Q. Do you know whether or not Mr. Churchill was acting as the agent of Mr. Utley at that time ?

“A. He was.

Q. Have you heard Mr. Utely admit it since that time?

“A. I have heard him say he. sent him down there to do that business. (Memorandum offered in evidence. Objected to as incompetent and immaterial.)

‘ ‘ The Court: It may be admitted. (Exception for defendant.)

“ Memorandum read:

‘“Received the within of W. T. Churchill, 8 a. m. April 2nd. Churchill said that he was authorized by D. T. Utley to see if I would not accept the within offer at 86.50 per ton, Utley would pay 87. I refused 86.50, and then Churchill told me Utley would pay §7 per ton. I accepted it at 87 per ton, I to load car on my own account, and turn it over to Utley on receipt from him of 87 per ton.

“ ‘ Witness: Ernest Lamb.

“‘C. J. Lamb.’”

The controverted questions, both of law and fact, center in the interview with Churchill.

There is enough in the undisputed testimony to compel the conclusion that the arrangement made on April 2d was not intended by either party as a new contract by which the transaction of February 16th was to be abandoned. It was nothing more nor less than an adjustment of their difference about the grading of the timothy, and to that extent a modification of the earlier contract. McCombs v. McKennan, 2 Watts & S. (Pa.) 218. The only thing, in that connection, about which the parties disagree is the effect of the alleged talk about retaining possession of title. There can be no doubt of the right of the parties to modify the original contract in that respect, *659whatever opinion we may entertain of the effect of that contract upon the title or right of possession, and as the. parties disagree regarding what transpired, it made a proper question for the jury, unless we should say, as a legal proposition, that it did not affect the original contract. We need not, however, discuss that question. The original contract, as modified by the reduction of the price of the timothy to $7, is the ground on which the defendant stands. If we concede his claim-in that regard, we must say that, under that contract, the most that can be said is that he agreed to pay $7 a ton for that hay when delivered on board of cars, for delivery and payment were concurrent acts. In the absence of an express agreement, the law will imply a contract to pay cash upon delivery, and, in such a case, payment or tender is a condition precedent to the buyer’s right of possession, and the seller is not bound to deliver until payment is made or tendered. See Benjamin on Sales (7th Am. Ed.), p. 299; 21 Am. & Eng. Enc. Law (1st Ed.), p. 563; Robbins v. Harrison, 31 Ala. 160; Robinson v. Marney, 5 Blackf. (Ind.) 329; Hundley v. Buckner, 6 Smedes & M. (Miss.) 70; Goldsmith v. Bryant, 26 Wis. 34; 24 Am. & Eng. Enc. Law (2d Ed.), p. 1095; Clark v. Dales, 20 Barb. (N. Y.) 61; Empire State Type Founding Co. v. Grant, 114 N. Y. 40.

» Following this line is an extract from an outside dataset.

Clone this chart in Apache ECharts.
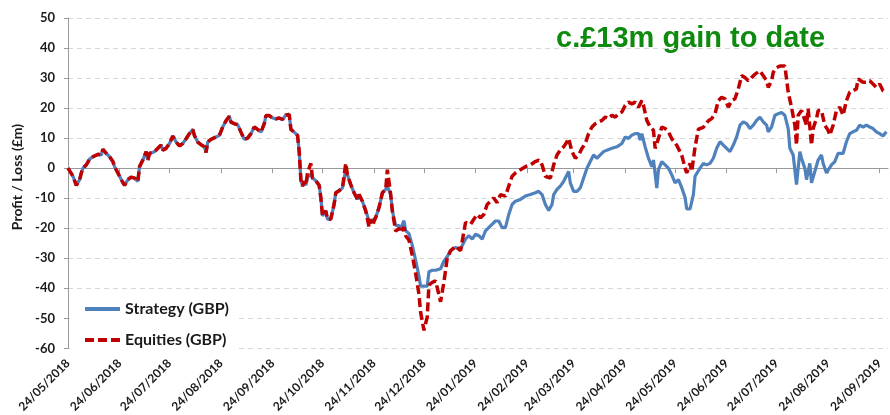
<!DOCTYPE html>
<html>
<head>
<meta charset="utf-8">
<script src="https://cdn.jsdelivr.net/npm/echarts@6/dist/echarts.min.js"></script>
<style>
html,body{margin:0;padding:0;background:#fff;}
#chart{width:890px;height:415px;}
</style>
</head>
<body>
<div id="chart"></div>
<script>
// Day offsets are counted from the first date (24/05/2018)
var startDate = '24/05/2018';
var tickLabels = ['24/05/2018','24/06/2018','24/07/2018','24/08/2018','24/09/2018','24/10/2018','24/11/2018','24/12/2018',
  '24/01/2019','24/02/2019','24/03/2019','24/04/2019','24/05/2019','24/06/2019','24/07/2019','24/08/2019','24/09/2019'];
var lastDay = 493;
var titleText = 'c.£13m gain to date';
var yName = 'Profit / Loss (£m)';
var seriesNames = ['Strategy (GBP)', 'Equities (GBP)'];

var strategyDays = [0,3,5,7,8,9,11,13,15,18,20,21,23,25,27,28,30,32,34,36,38,40,42,43,45,47,48,49,52,54,56,57,59,61,63,65,67,69,71,73,75,76,78,80,82,83,84,86,89,91,93,95,97,98,100,102,104,106,108,110,112,114,116,118,119,121,123,125,127,129,131,133,134,136,138,139,140,141,142,143,144,146,147,149,151,152,153,155,156,158,160,161,163,165,167,168,170,172,174,175,177,179,181,182,183,185,186,187,189,191,192,194,195,197,199,200,202,203,205,207,209,211,212,214,216,217,219,221,224,226,228,230,233,236,
  239,241,243,245,247,249,251,254,257,259,261,263,265,267,269,272,275,278,281,283,285,287,289,291,292,294,296,298,299,301,302,304,306,308,310,312,314,316,318,320,322,324,327,330,333,335,337,339,341,343,344,345,347,349,351,352,354,355,357,359,361,363,365,367,369,371,372,374,376,377,380,382,384,386,388,390,392,394,396,398,400,402,404,406,408,410,412,414,416,418,420,421,423,425,427,429,431,433,434,436,438,440,441,443,444,446,447,449,451,453,454,456,457,459,461,463,466,468,470,472,474,476,478,480,482,484,486,488,490,492];
var strategyValues = [0,-2.7,-5.7,-3.8,-1.6,0,1.1,3,3.8,4.6,4.4,6.3,4.9,3.8,2.2,0.5,-1.6,-3.8,-5.7,-3.8,-3,-3.3,-4.4,0.5,2.7,5.5,2.7,4.9,5.5,6.6,7.7,6,6.6,8.2,10.7,8.7,7.4,8.2,9.8,11.5,12.9,10.9,8.7,7.8,7.1,5.2,8.7,9.6,10.4,10.9,13.7,15.8,17.3,15.3,14.8,14.5,12,9.6,10,11.5,13.7,12.9,12,14.8,17.5,17.5,16.7,16.4,16.7,16.2,17.7,17.9,12.9,12,10.9,5.5,-3.8,-6,-4.4,-5.7,-3,-2,-3.3,-4.2,-5.7,-9.8,-15.9,-14.2,-17,-17,-12,-8.2,-7.5,-6.6,-0.5,-2.2,-5.5,-8.2,-10.4,-8.8,-11,-14.2,-17.5,-17,-17.5,-16.4,-15.9,-13.1,-8.2,-7.1,-6,-8.8,-14.2,-19.1,-19.1,-20.2,-17.5,-20.8,-21.8,-25.7,-30.6,-36,-39.3,-39.3,-39.3,-34.5,-34,-34,-33.5,-31,-29.5,-27.5,-26.4,-26.9,
  -23.6,-22.5,-23.6,-22,-22.5,-23.6,-20.9,-19.2,-17.6,-17.6,-19.8,-19.8,-15.4,-12.1,-11,-10.4,-9.3,-8.8,-8.2,-7.7,-8.8,-12.1,-14.1,-12.1,-8.8,-7.1,-6,-4.4,-3.3,-1.1,-4.9,-7.7,-7.7,-6.6,-3.3,0,2.2,4.4,3.3,4.4,5.5,6,6.6,7.1,8.2,10.4,9.9,11,11.5,11.5,9.3,11.5,7.1,3.3,0.5,2.7,-6.6,-0.5,2.2,1.1,0,-2.2,-4.9,-3.8,-6.5,-9.8,-13.6,-13.6,-8.7,-2.7,0,1.6,1.1,1.6,3.3,6.6,8.8,7.7,6.6,5.5,7.7,10.4,14.3,15.4,14.8,13.2,14.3,15.9,17,15.4,14.3,12.1,13.7,17.6,18.1,18.5,17.6,13.2,6.6,4.4,-5.5,5.5,3.3,0,-3.8,1.6,-4.9,-1.1,2.7,4.4,1.6,-1.6,-1.1,1.1,2.2,4.9,4.9,8.8,11.5,12.1,12.6,14.3,13.7,14.3,13.7,13.2,12.1,11.5,10.7,12.1];

var equitiesDays = [0,3,5,7,8,9,11,13,15,18,20,21,23,25,27,28,30,32,34,36,38,40,42,43,45,47,48,49,52,54,56,57,59,61,63,65,67,69,71,73,75,76,78,80,82,83,84,86,89,91,93,95,97,98,100,102,104,106,108,110,112,114,116,118,119,121,123,125,127,129,131,133,134,136,138,139,140,141,142,143,144,146,147,149,151,152,153,155,156,158,160,161,163,165,167,168,170,172,174,175,177,179,181,182,183,185,186,187,189,191,192,194,195,197,199,200,202,203,205,207,209,211,212,214,216,217,219,221,224,226,228,230,233,236,
  239,242,244,246,248,250,252,254,256,258,260,263,265,267,269,272,275,278,281,283,285,287,290,292,294,296,298,300,301,303,305,307,309,311,313,315,317,319,321,323,325,327,329,331,333,335,337,339,341,343,345,346,348,350,352,353,355,357,359,361,363,366,369,371,372,374,375,377,379,382,385,387,389,391,393,395,397,399,401,403,405,407,409,411,413,416,418,420,421,423,424,426,428,431,432,433,435,436,437,438,439,441,442,444,445,447,448,450,451,453,455,457,458,460,462,464,466,468,470,472,474,475,478,480,482,484,486,488,490,492];
var equitiesValues = [0,-2.7,-5.7,-3.8,-1.6,0,1.1,3,3.8,4.6,4.4,6.3,4.9,3.8,2.2,0.5,-1.6,-3.8,-5.7,-3.8,-3,-3.3,-4.4,0.5,2.7,5.5,2.7,4.9,5.5,6.6,7.7,6,6.6,8.2,10.7,8.7,7.4,8.2,9.8,11.5,12.9,10.9,8.7,7.8,7.1,5.2,8.7,9.6,10.4,10.9,13.7,15.8,17.3,15.3,14.8,14.5,12,9.6,10,11.5,13.7,12.9,12,14.8,17.5,17.5,16.7,16.4,16.7,16.2,17.7,17.9,12.9,12,10.9,5.5,-3.8,-6,-4.4,-5.7,-1.6,1.6,-3.3,-4.2,-5.7,-9.8,-15.9,-14.2,-17,-17,-12,-8.2,-7.5,-6.6,1.6,-2.2,-5.5,-8.2,-10.4,-8.8,-11,-14.2,-19.6,-17,-19.1,-16.4,-15.9,-13.1,-8.2,-7.1,-0.5,-8.8,-14.2,-21,-20,-21.5,-19.6,-22.5,-24,-29,-35,-42,-48,-54,-49.5,-39,-38,-37.5,-44.5,-38,-30,-27.5,-26,-27.5,
  -18.1,-18.7,-17,-15.4,-16.5,-15.4,-12.1,-11,-9.9,-11.5,-8.8,-9.3,-6,-2.7,-1.6,-0.5,0.5,1.1,2.2,2.7,1.1,-2.7,-3.3,1.1,4.4,6,7.1,8.8,9.9,5.5,3.3,4.4,6.6,8.2,11.5,13.7,14.8,15.4,15.9,17,16.5,17.6,17,18.1,18.7,20.9,22,21.4,22,20.3,22.5,20.9,15.9,13.7,12.6,6.6,9.9,13.7,13.2,12.1,9.8,7.6,4.3,0,-1.6,1.6,-1.1,7,13,13.6,15.8,16.5,18.1,22.5,23.6,23.1,20.3,22.5,23.1,26.4,30.8,30.2,29.1,30.2,31.3,32.4,30.8,29.1,26.9,29.1,31.9,33.5,34,34,29.7,25.3,20.3,19.8,14.3,7.7,17.6,19.2,17.6,14.3,19.8,7.7,13.2,16.5,19.2,19.2,14.3,12.6,11,14.3,19.2,20.3,17.6,22.5,25.3,25.8,26.4,29.7,28.6,28.6,29.1,28,26.9,28,25.8,25.3];

var DAY = 86400000;
function parseDMY(s){ var p = s.split('/'); return Date.UTC(+p[2], +p[1]-1, +p[0]); }
function fmtDMY(t){ var d = new Date(t); function z(n){return (n<10?'0':'')+n;} return z(d.getUTCDate())+'/'+z(d.getUTCMonth()+1)+'/'+d.getUTCFullYear(); }
var t0 = parseDMY(startDate);
// tick positions as day offsets from the start date
var tickValues = tickLabels.map(function(s){ return Math.round((parseDMY(s) - t0) / DAY); });
function pairs(days, vals){ return days.map(function(d,i){ return [d, vals[i]]; }); }

var chart = echarts.init(document.getElementById('chart'), null, {renderer:'canvas'});
var font = 'Lato, "Open Sans", sans-serif';
chart.setOption({
  animation: false,
  backgroundColor: '#fff',
  grid: {left: 68, right: 2, top: 18, bottom: 64, containLabel: false},
  xAxis: [{
    type: 'value', min: 0, max: lastDay, position: 'bottom',
    axisLine: {show: true, onZero: true, lineStyle: {color: '#9a9a9a', width: 1}},
    axisTick: {show: true, length: 5, customValues: tickValues, lineStyle: {color: '#9a9a9a'}},
    axisLabel: {show: false},
    splitLine: {show: false}
  }, {
    type: 'value', min: 0, max: lastDay, position: 'bottom',
    axisLine: {show: false, onZero: false},
    axisTick: {show: false},
    splitLine: {show: false},
    axisLabel: {show: true, customValues: tickValues, rotate: 45, margin: 13,
      formatter: function(v){ return fmtDMY(t0 + v*DAY); },
      fontFamily: font, fontWeight: 'bold', fontSize: 12, color: '#1a1a1a'}
  }],
  yAxis: {
    type: 'value', min: -60, max: 50, interval: 10,
    axisLine: {show: true, lineStyle: {color: '#9a9a9a', width: 1}},
    axisTick: {show: true, length: 4, lineStyle: {color: '#9a9a9a'}},
    axisLabel: {fontFamily: font, fontWeight: 'bold', fontSize: 13, color: '#1a1a1a', margin: 13},
    splitLine: {show: true, lineStyle: {color: '#d6d6d6', type: [5, 4], width: 1}}
  },
  legend: {
    orient: 'vertical', left: 70, top: 295,
    backgroundColor: '#ffffff',
    padding: [6, 8, 8, 13],
    itemWidth: 35, itemHeight: 14, itemGap: 15,
    itemStyle: {opacity: 0, borderWidth: 0},
    lineStyle: {width: 4},
    textStyle: {fontFamily: font, fontWeight: 'bold', fontSize: 16, color: '#1a1a1a'},
    data: seriesNames
  },
  graphic: [{
    type: 'text', left: 556, top: 24, silent: true,
    style: {text: titleText, fontFamily: '"Liberation Sans", Arial, sans-serif', fontWeight: 'bold', fontSize: 29, fill: '#0e8a0e'}
  }, {
    type: 'text', x: 17, y: 177, rotation: Math.PI/2, silent: true,
    style: {text: yName, fontFamily: font, fontWeight: 'bold', fontSize: 14, fill: '#1a1a1a', align: 'center', verticalAlign: 'middle'}
  }],
  series: [{
    name: seriesNames[0], type: 'line', xAxisIndex: 0, showSymbol: false, symbol: 'none',
    data: pairs(strategyDays, strategyValues),
    lineStyle: {color: '#4f81bd', width: 3.2},
    itemStyle: {color: '#4f81bd'}, z: 2
  }, {
    name: seriesNames[1], type: 'line', xAxisIndex: 0, showSymbol: false, symbol: 'none',
    data: pairs(equitiesDays, equitiesValues),
    lineStyle: {color: '#c00000', width: 3.5, type: [9, 4]},
    itemStyle: {color: '#c00000'}, z: 3
  }]
});
</script>
</body>
</html>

If the seller delivers the goods and immediately demands payment, which is refused, he may retake the property. Benjamin on Sales (7th Am. Ed.), p. 299, and cases cited; Richardson Drug Co. v. Teasdall, 52 Neb. 698; Wiggins v. Snow, 89 Mich. 476. As the testimony shows that this was a cash sale, and there is nothing indicating a waiver of the right to withhold title and possession, until payment was made, it was the duty of the defendant to permit the plaintiffs to retain or retake the hay, unless he was willing to pay for it. Instead, he converted it to his own use, it being apparent that he received it or its proceeds. This gave plaintiffs the right of action for a wrongful conversion, and it is not correct to *660say, as it is claimed that we should do, that the remedy must be confined to. an action for breach of contract. Wiggins v. Snow, supra. As we are able to say that upon the face of the record the court might have properly directed a verdict for the plaintiffs, and no testimony offered by the defendant was improperly excluded, the errors alleged were without injury to the defendant.

The judgment is affirmed.

Carpenter, C. J., and Montgomery, Ostrander, and Moore, JJ., concurred.